Schoewe’s comment on a fiscal 2003 year-end conference call summarizes Wal-Mart’s stance.

Speaking about the performance of stores opened in fiscal 2003, he noted “rather than being concerned about cannibalization or saturation, the key take-away is $17 billion [in additional sales volume], which is great news.” He predicted 100-plus basis points of cannibalization for fiscal 2004.

Stores with annual volumes of $100 million or more are candidates to have a sister store open nearby. In 2003, 290 Supercenters generated sales of over $100 million or more. Wal-Mart has most of its stores in the southern U.S.; it still has significant U.S. expansion room since it has barely tapped into California, itself the largest domestic market.

In addition, Wal-Mart has only a handful of total stores in major Northeast metropolitan areas such as New York, Chicago, Philadelphia and Boston, and virtually no Supercenters there.

As it chooses how and where to grow, Wal-Mart will have to balance the needs of its food business — which can generally work off smaller trade areas — with its more profitable general merchandise business, where cannibalization is more of an issue.

George Whalin, president of Retail Management Consultants, said Wal-Mart should have plenty of room to grow in the U.S., provided it cleans up its image problems.

“I know they are paying a lot more attention to their image and have made some pretty smart moves there,” he said. “It’s important to clean that up here, because international growth is much harder.”

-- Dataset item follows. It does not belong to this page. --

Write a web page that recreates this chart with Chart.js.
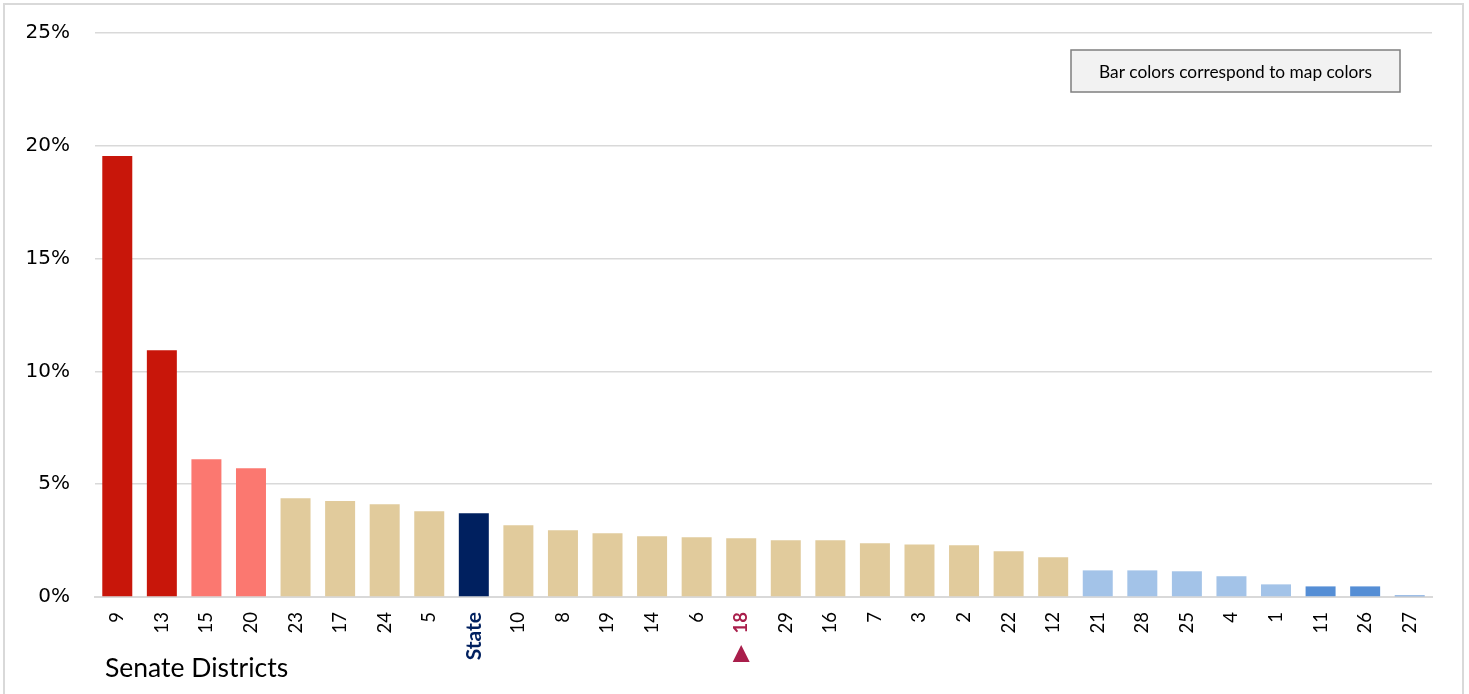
<!DOCTYPE html>
<html>
<head>
<meta charset="utf-8">
<script src="https://cdn.jsdelivr.net/npm/chart.js@4"></script>
<style>
  html, body { margin: 0; padding: 0; background: #fff; overflow: hidden; }
  .wrap { position: relative; width: 1469px; height: 694px; }
  .frame {
    position: absolute; left: 3px; top: 3px; width: 1457px; height: 720px;
    border: 2px solid #d9d9d9; pointer-events: none;
  }
</style>
</head>
<body>
<div class="wrap">
  <canvas id="districtChart"></canvas>
  <div class="frame"></div>
</div>
<script>
// senate district shares (%) sorted high to low, state average included
const districts = ["9", "13", "15", "20", "23", "17", "24", "5", "State", "10", "8", "19", "14", "6", "18",
  "29", "16", "7", "3", "2", "22", "12", "21", "28", "25", "4", "1", "11", "26", "27"];
const shares = [19.55, 10.94, 6.11, 5.71, 4.38, 4.25, 4.11, 3.80, 3.71, 3.18, 2.96, 2.83, 2.69, 2.65, 2.60,
  2.51, 2.51, 2.38, 2.33, 2.29, 2.03, 1.76, 1.18, 1.18, 1.14, 0.92, 0.56, 0.47, 0.47, 0.07];
const tiers = ["high", "high", "elevated", "elevated", "mid", "mid", "mid", "mid", "state", "mid", "mid", "mid", "mid", "mid", "mid",
  "mid", "mid", "mid", "mid", "mid", "mid", "mid", "low", "low", "low", "low", "low", "lowest", "lowest", "lowest"];
const yTicks = [0, 5, 10, 15, 20, 25];
const highlighted = "18";
const axisTitle = "Senate Districts";
const noteText = "Bar colors correspond to map colors";

const tierColors = {
  high: "#c8160a",
  elevated: "#fb7870",
  mid: "#e1cb9c",
  state: "#00205f",
  low: "#a3c3e8",
  lowest: "#558ed5",
};

const extrasPlugin = {
  id: "extras",
  afterDraw(chart) {
    const ctx = chart.ctx;
    const x = chart.scales.x;

    // note box
    ctx.save();
    ctx.fillStyle = "#f2f2f2";
    ctx.strokeStyle = "#7f7f7f";
    ctx.lineWidth = 1.5;
    ctx.fillRect(1071, 50, 329, 42);
    ctx.strokeRect(1071, 50, 329, 42);
    ctx.fillStyle = "#000";
    ctx.font = "17.3px Lato";
    ctx.textAlign = "center";
    ctx.textBaseline = "middle";
    ctx.fillText(noteText, 1235.5, 72);

    // marker under highlighted district
    const idx = districts.indexOf(highlighted);
    const cx = x.getPixelForValue(idx);
    ctx.fillStyle = "#a91e4b";
    ctx.beginPath();
    ctx.moveTo(cx, 645);
    ctx.lineTo(cx + 8.5, 662);
    ctx.lineTo(cx - 8.5, 662);
    ctx.closePath();
    ctx.fill();

    // axis title
    ctx.fillStyle = "#000";
    ctx.font = "26.5px Lato";
    ctx.textAlign = "left";
    ctx.textBaseline = "middle";
    ctx.fillText(axisTitle, 105, 668);
    ctx.restore();
  },
};

new Chart(document.getElementById("districtChart"), {
  type: "bar",
  data: {
    labels: districts,
    datasets: [
      {
        label: "Share",
        data: shares,
        backgroundColor: tiers.map(t => tierColors[t]),
        barPercentage: 0.673,
        categoryPercentage: 1,
      },
    ],
  },
  options: {
    responsive: true,
    maintainAspectRatio: false,
    animation: false,
    layout: {
      padding: { top: 33, right: 37, bottom: 0, left: 0 },
    },
    plugins: {
      legend: { display: false },
      tooltip: { enabled: false },
    },
    scales: {
      x: {
        afterFit(scale) {
          scale.height = 97;
        },
        grid: { display: false, drawTicks: false },
        border: { color: "#d9d9d9", width: 2 },
        ticks: {
          autoSkip: false,
          minRotation: 90,
          maxRotation: 90,
          padding: 15,
          color(ctx) {
            const lbl = districts[ctx.index];
            if (lbl === "State") return "#00205f";
            if (lbl === highlighted) return "#a91e4b";
            return "#000";
          },
          font(ctx) {
            const lbl = districts[ctx.index];
            if (lbl === "State") return { family: "Lato", size: 21, weight: "bold" };
            if (lbl === highlighted) return { family: "Lato", size: 18.5, weight: "bold" };
            return { family: "Lato", size: 18.5 };
          },
        },
      },
      y: {
        min: 0,
        max: 25,
        afterFit(scale) {
          scale.width = 95;
          scale.paddingTop = 0;
          scale.paddingBottom = 0;
        },
        afterBuildTicks(scale) {
          scale.ticks = yTicks.map(v => ({ value: v }));
        },
        grid: {
          color: "#d9d9d9",
          lineWidth: 1.5,
          drawTicks: false,
        },
        border: { display: false },
        ticks: {
          padding: 25,
          color: "#000",
          font: { family: "DejaVu Sans", size: 20 },
          callback: v => v + "%",
        },
      },
    },
  },
  plugins: [extrasPlugin],
});
</script>
</body>
</html>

Wal-Mart’s Decelerating Sales Growth

1999 to 2000 15.9%
2000 to 2001 13.7%
2001 to 2002 12.2%
2002 to 2003 4.9%

Wal-Mart at a Glance

Wal-Mart Stores: 1,363
Wal-Mart Supercenters: 1,672
Sam’s Clubs: 550
Wal-Mart Neighborhood Markets: 76
Wal-Mart International: 1,572
Distribution Centers: 110
Customers Served Each Week: 138 million
Markets: In all 50 states. International locations: Puerto Rico, Canada, China, Mexico, Brazil, Germany, United Kingdom, Argentina and South Korea.